> [Short exercise]
Render the material again word for word, skipping the pictures in it.

____________

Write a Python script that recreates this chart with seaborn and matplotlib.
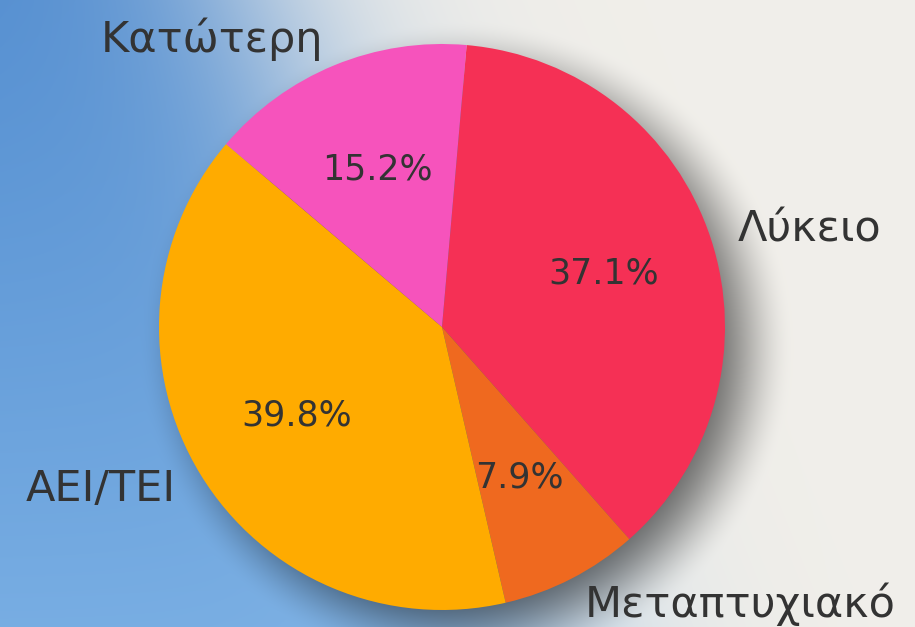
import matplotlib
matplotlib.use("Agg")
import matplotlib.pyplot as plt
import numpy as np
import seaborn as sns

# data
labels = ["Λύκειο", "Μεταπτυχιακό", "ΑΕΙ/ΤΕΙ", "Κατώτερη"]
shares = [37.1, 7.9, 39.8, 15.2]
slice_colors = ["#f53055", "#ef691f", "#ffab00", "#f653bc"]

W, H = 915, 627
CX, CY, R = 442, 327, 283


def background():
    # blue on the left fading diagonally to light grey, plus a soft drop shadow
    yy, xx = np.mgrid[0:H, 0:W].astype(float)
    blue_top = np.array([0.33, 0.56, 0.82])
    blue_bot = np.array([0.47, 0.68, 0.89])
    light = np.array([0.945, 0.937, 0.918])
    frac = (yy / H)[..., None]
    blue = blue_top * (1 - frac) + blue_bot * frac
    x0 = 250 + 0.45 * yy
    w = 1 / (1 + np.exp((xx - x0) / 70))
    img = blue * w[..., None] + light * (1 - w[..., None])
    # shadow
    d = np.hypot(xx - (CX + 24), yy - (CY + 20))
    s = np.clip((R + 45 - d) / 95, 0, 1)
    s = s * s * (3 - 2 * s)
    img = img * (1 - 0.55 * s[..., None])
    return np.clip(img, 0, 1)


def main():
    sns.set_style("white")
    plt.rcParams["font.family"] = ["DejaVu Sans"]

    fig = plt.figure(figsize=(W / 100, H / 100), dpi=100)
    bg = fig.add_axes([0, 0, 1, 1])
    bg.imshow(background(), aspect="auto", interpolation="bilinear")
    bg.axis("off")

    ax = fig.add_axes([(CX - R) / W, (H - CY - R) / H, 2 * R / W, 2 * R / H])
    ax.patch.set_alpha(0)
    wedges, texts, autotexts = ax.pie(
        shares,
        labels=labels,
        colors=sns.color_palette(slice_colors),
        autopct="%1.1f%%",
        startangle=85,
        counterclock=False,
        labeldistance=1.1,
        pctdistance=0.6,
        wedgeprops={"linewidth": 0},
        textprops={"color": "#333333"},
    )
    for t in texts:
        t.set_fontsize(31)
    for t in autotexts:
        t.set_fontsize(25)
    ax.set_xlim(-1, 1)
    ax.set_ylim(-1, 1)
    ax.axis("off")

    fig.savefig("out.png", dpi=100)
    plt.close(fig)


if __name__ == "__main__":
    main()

____________

> [Output below]
Write a Python script that recreates this chart with seaborn and matplotlib.
import matplotlib
matplotlib.use("Agg")
import matplotlib.pyplot as plt
import numpy as np
import seaborn as sns

# data
labels = ["Λύκειο", "Μεταπτυχιακό", "ΑΕΙ/ΤΕΙ", "Κατώτερη"]
shares = [37.1, 7.9, 39.8, 15.2]
slice_colors = ["#f53055", "#ef691f", "#ffab00", "#f653bc"]

W, H = 915, 627
CX, CY, R = 442, 327, 283


def background():
    # blue on the left fading diagonally to light grey, plus a soft drop shadow
    yy, xx = np.mgrid[0:H, 0:W].astype(float)
    blue_top = np.array([0.33, 0.56, 0.82])
    blue_bot = np.array([0.47, 0.68, 0.89])
    light = np.array([0.945, 0.937, 0.918])
    frac = (yy / H)[..., None]
    blue = blue_top * (1 - frac) + blue_bot * frac
    x0 = 250 + 0.45 * yy
    w = 1 / (1 + np.exp((xx - x0) / 70))
    img = blue * w[..., None] + light * (1 - w[..., None])
    # shadow
    d = np.hypot(xx - (CX + 24), yy - (CY + 20))
    s = np.clip((R + 45 - d) / 95, 0, 1)
    s = s * s * (3 - 2 * s)
    img = img * (1 - 0.55 * s[..., None])
    return np.clip(img, 0, 1)


def main():
    sns.set_style("white")
    plt.rcParams["font.family"] = ["DejaVu Sans"]

    fig = plt.figure(figsize=(W / 100, H / 100), dpi=100)
    bg = fig.add_axes([0, 0, 1, 1])
    bg.imshow(background(), aspect="auto", interpolation="bilinear")
    bg.axis("off")

    ax = fig.add_axes([(CX - R) / W, (H - CY - R) / H, 2 * R / W, 2 * R / H])
    ax.patch.set_alpha(0)
    wedges, texts, autotexts = ax.pie(
        shares,
        labels=labels,
        colors=sns.color_palette(slice_colors),
        autopct="%1.1f%%",
        startangle=85,
        counterclock=False,
        labeldistance=1.1,
        pctdistance=0.6,
        wedgeprops={"linewidth": 0},
        textprops={"color": "#333333"},
    )
    for t in texts:
        t.set_fontsize(31)
    for t in autotexts:
        t.set_fontsize(25)
    ax.set_xlim(-1, 1)
    ax.set_ylim(-1, 1)
    ax.axis("off")

    fig.savefig("out.png", dpi=100)
    plt.close(fig)


if __name__ == "__main__":
    main()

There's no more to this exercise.